Jan. 21, 2011 — -- Despite vocal cries for austerity and belt-tightening on Capitol Hill, Congress and the White House, budget officials have quietly continued to pay for the development of a multi-billion-dollar military jet engine the Pentagon says it doesn't need and the defense secretary himself called a wasteful boondoggle.
"The Secretary of Defense [and] the President have made the point that this is not something we need," White House press secretary Robert Gibbs said today. "I think that whenever the military tells you something that -- the military is spending money on something the military doesn't need, especially in these times, it's important we pay heed to that."
The green light to continue spending on the engine's development came from the Office of Management and Budget last month at the urging of congressional leaders. The decision arrived on the heels of a $9 million lobbying push and an equally aggressive advertising campaign by General Electric, the corporate giant that has argued that the nation benefits by having two different versions of the engine that will power the Joint Strike Fighter. And it comes as President Obama named General Electric's CEO chairman of his new Council on Jobs and Competitiveness.
Nine months ago, the Pentagon and the White House publicly lashed out at the engine program, identifying it as one of the nation's most wasteful defense projects. Defense Secretary Robert Gates decried the notion of paying two giant defense contractors billions to build two different engines for the same plane. One engine, he said, would be plenty.
"The Bush administration opposed this engine. The Obama administration opposes it. We have recommended for several years now against funding this engine, considering it a waste of money," Gates told reporters back in May. "To argue that we should add another $3 billion in what we regard as waste ... frankly, I don't track the logic."
President Obama promised he would veto the entire defense spending bill if Congress insisted on including money for the GE engine and Gibbs said today that veto threat still stands.

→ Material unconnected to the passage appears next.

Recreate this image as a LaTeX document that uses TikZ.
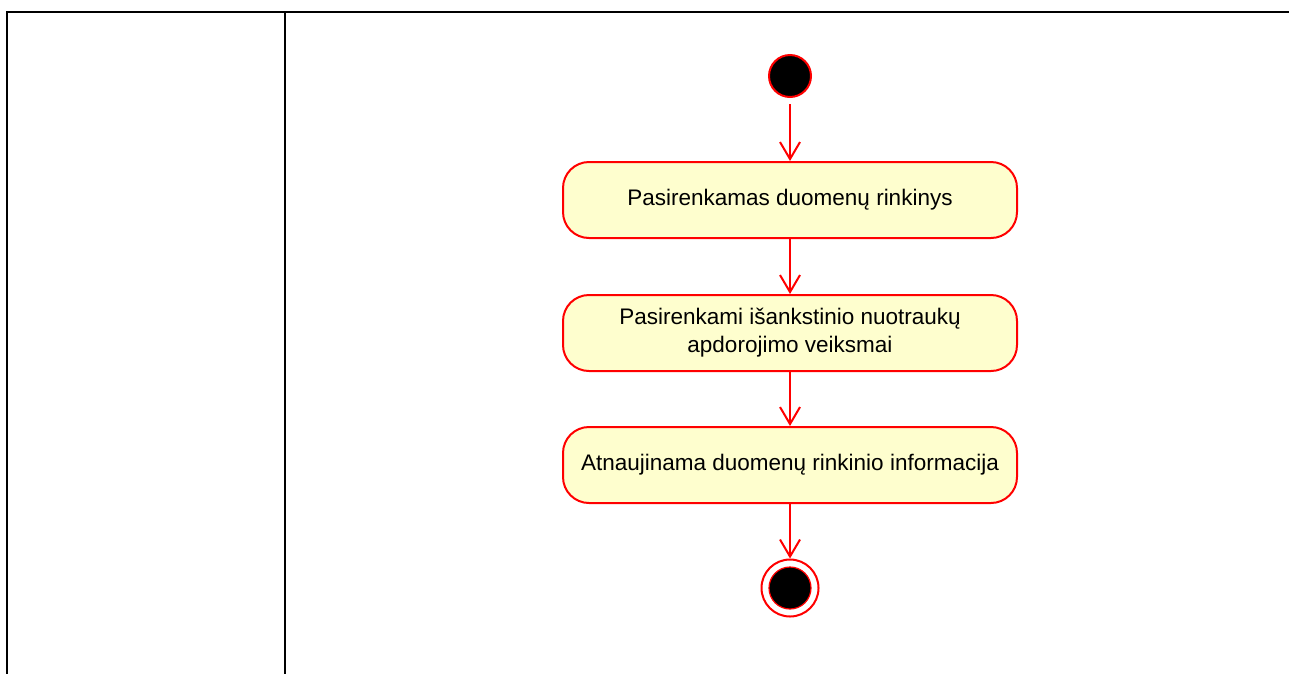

But Congress adjourned last year before the spending bill could come to a final vote. In December, the director of the Office of Management and Budget wrote to members of Congress to inform them that the money for the alternate engine would continue to flow unabated, at least until March 4, when the stop-gap funding bill expires.
Now, those on both sides of the debate say that despite mounting anti-spending rhetoric from conservative House Republicans, the new Congress is poised to spend even more money on the alternate engine. A spokesman for General Electric told ABC News that newly elevated leaders are even more likely to keep the engine program afloat.
The debate over how to power the all-purpose military jet has brought into sharp relief the challenge faced by members of Congress who campaigned on vows to cut spending in Washington, but who now must confront a swirl of competing pressures, including the need to sustain jobs in their districts.
Pratt & Whitney, which won the initial contract for the Joint Strike Fighter engine, argues that the government gains little by paying a second company to build an alternate. But General Electric contends in advertising placed on political websites and in Capitol Hill newspapers that having two companies build engines creates competition that will ultimately drive down costs. It's an argument, the company notes, that was supported in an independent study by the Government Accounting Office. The company's executives believe their efforts to persuade key leaders are working.
Support For Second Engine Stronger After Election, Says GE
Joint Strike Force Program Among Most Costly In History
The competing engines are just one component of the F-35 Joint Strike Force program -- one of the most costly weapons programs in U.S. history. The original plan called for the development of 2,443 "fifth generation" planes of three different types: planes using conventional landings, planes capable of use by the U.S. Navy on aircraft carriers, and planes capable of vertical take-offs similar to that of the famed Harrier jet.
Each of the planes ordered from aeronautics manufacturer Lockheed Martin in 2002 was originally projected to cost just over $40 million. That figure has risen nearly 25 percent, according to Lockheed Martin, to closer to $49 million, accounting for inflation over the past nine years. With inflation added, as well as additional production, maintenance and spare parts costs, the total cost per plane tops out at $92 million.
The program has also been delayed several times and recently the contract with Lockheed Martin was extended from its original 2011 deadline to 2016.
"I think what you have to recognize is this is by far the most complex aircraft ever built," Lockheed spokesperson John Kent told ABC News. "We all acknowledge that we underestimated the complexity of developing the airplane. Hindsight is always very clear and I'm sure there are things we would've done differently.
"Yes, we're behind schedule. Yes, we're over budget on developing the airplane, but we exceeded flight test milestones last year. A lot of the problems that were dogging [the project] have been fixed," he said.
GE has pointed to the delays, and what it says are $2.5 billion in cost over-runs with the Pratt & Whitney engine, as proof that an alternative is needed. Warren Boley, president of Pratt & Whitney's military engine division, calls the figure misleading and says he finds it "disappointing" that "they are throwing rocks at us."
As for whether the fighter will emerge with one brand of engine or two, Boley says he has stopped trying to predict.
"I'm not sure I'm smart enough to handicap that race," he told ABC News. "The secretary of defense is very determined. But there are those in Congress who are also very determined."